═══ DATA FOR PROCESSING
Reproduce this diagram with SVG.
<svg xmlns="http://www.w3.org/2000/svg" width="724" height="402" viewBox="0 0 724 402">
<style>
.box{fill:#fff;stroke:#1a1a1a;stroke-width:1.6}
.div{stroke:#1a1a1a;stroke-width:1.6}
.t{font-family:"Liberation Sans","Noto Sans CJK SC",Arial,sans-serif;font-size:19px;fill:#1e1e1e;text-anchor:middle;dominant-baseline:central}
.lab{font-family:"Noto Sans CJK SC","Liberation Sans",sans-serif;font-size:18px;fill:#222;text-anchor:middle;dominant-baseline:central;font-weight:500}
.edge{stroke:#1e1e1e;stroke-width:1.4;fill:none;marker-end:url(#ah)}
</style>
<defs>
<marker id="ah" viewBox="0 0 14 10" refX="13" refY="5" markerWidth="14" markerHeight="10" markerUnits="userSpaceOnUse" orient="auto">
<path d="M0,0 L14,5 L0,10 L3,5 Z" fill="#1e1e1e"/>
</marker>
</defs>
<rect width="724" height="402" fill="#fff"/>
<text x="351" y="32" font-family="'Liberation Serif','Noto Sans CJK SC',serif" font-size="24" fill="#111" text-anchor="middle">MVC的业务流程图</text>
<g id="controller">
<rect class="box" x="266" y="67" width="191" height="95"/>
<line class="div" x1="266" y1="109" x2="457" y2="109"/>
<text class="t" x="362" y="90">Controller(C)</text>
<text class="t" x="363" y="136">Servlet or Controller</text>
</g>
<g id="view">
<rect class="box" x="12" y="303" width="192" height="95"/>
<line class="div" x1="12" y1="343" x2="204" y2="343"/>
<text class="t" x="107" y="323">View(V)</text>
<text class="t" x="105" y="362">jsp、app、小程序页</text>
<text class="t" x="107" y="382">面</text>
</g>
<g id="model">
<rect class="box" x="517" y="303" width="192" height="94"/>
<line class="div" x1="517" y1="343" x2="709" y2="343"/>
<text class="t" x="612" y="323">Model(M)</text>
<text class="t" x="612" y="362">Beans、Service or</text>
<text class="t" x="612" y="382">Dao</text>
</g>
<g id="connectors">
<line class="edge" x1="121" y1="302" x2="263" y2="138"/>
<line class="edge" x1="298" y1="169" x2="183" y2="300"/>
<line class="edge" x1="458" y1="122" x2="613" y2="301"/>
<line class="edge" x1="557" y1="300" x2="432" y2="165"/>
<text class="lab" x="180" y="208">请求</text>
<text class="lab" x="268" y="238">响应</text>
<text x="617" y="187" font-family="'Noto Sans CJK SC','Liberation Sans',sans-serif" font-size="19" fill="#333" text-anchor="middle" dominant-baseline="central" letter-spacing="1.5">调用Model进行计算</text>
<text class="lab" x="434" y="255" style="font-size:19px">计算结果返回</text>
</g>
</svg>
══════
═══ DATA FOR PROCESSING
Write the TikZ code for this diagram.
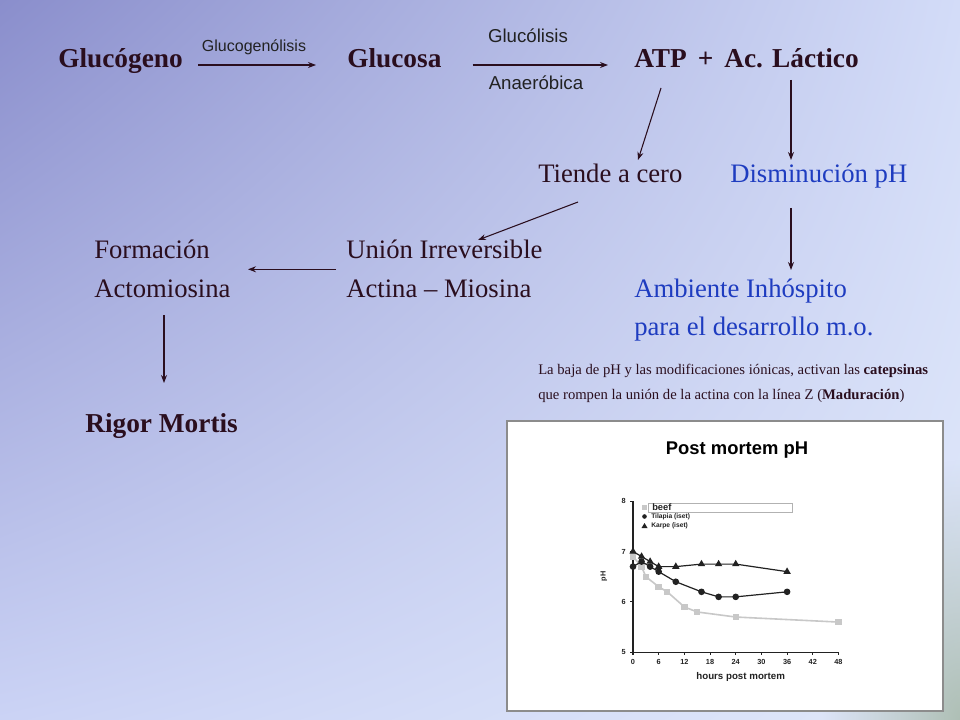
══════
═══ DATA FOR PROCESSING
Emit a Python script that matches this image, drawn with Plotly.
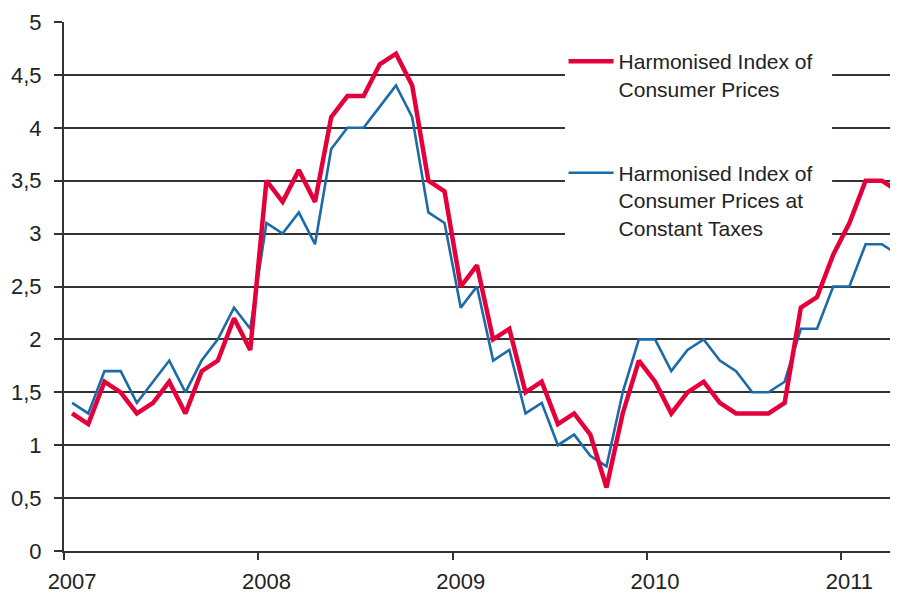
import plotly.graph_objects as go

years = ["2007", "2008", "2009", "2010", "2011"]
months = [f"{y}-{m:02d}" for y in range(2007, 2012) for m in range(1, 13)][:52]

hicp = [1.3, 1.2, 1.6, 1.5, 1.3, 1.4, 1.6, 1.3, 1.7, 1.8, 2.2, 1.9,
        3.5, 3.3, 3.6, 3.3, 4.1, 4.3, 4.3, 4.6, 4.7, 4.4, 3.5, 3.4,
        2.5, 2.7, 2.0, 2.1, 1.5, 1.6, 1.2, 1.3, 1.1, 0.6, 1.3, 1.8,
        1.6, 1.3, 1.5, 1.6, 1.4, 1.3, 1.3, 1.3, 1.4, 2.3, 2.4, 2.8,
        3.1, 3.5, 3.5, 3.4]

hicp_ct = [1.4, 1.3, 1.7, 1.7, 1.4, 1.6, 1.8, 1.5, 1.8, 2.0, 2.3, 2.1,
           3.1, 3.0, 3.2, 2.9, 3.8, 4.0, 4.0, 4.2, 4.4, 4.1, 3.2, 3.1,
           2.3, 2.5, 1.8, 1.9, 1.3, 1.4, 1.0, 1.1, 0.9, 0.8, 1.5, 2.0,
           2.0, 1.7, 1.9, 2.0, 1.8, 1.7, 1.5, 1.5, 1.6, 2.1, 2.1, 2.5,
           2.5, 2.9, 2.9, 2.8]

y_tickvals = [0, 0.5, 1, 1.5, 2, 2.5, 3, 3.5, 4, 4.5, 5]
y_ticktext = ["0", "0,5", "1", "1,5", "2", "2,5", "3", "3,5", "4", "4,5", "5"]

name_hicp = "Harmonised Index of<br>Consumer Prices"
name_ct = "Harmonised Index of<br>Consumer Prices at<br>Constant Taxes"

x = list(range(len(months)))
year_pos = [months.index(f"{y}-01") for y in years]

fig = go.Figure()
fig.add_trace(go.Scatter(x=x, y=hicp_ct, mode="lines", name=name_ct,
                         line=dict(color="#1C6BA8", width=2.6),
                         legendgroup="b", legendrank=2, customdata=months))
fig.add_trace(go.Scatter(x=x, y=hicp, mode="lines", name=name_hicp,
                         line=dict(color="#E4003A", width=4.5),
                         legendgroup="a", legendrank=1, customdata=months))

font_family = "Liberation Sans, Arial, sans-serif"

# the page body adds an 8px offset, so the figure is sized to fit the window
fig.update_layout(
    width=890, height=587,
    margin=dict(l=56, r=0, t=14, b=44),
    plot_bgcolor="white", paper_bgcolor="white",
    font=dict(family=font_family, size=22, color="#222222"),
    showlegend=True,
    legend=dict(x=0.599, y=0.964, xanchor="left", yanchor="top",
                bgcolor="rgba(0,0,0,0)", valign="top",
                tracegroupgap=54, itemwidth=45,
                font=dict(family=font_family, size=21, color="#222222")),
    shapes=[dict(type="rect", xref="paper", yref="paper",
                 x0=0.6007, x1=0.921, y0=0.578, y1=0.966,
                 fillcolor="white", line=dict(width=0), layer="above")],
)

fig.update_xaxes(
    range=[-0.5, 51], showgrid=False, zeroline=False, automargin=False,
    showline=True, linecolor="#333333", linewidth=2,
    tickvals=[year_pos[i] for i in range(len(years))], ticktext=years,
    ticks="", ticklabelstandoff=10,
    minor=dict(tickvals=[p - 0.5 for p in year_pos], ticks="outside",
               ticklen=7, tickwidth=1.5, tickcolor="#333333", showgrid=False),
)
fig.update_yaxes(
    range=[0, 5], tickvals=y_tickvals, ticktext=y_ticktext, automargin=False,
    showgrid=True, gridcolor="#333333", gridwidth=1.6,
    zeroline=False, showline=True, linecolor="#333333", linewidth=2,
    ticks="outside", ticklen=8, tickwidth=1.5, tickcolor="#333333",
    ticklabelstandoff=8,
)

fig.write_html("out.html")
══════
GIVEN INSTRUCTION: List each line of the entries that holds the string "with".

TASK RESULT:
Reproduce this diagram with SVG.
Emit a Python script that matches this image, drawn with Plotly.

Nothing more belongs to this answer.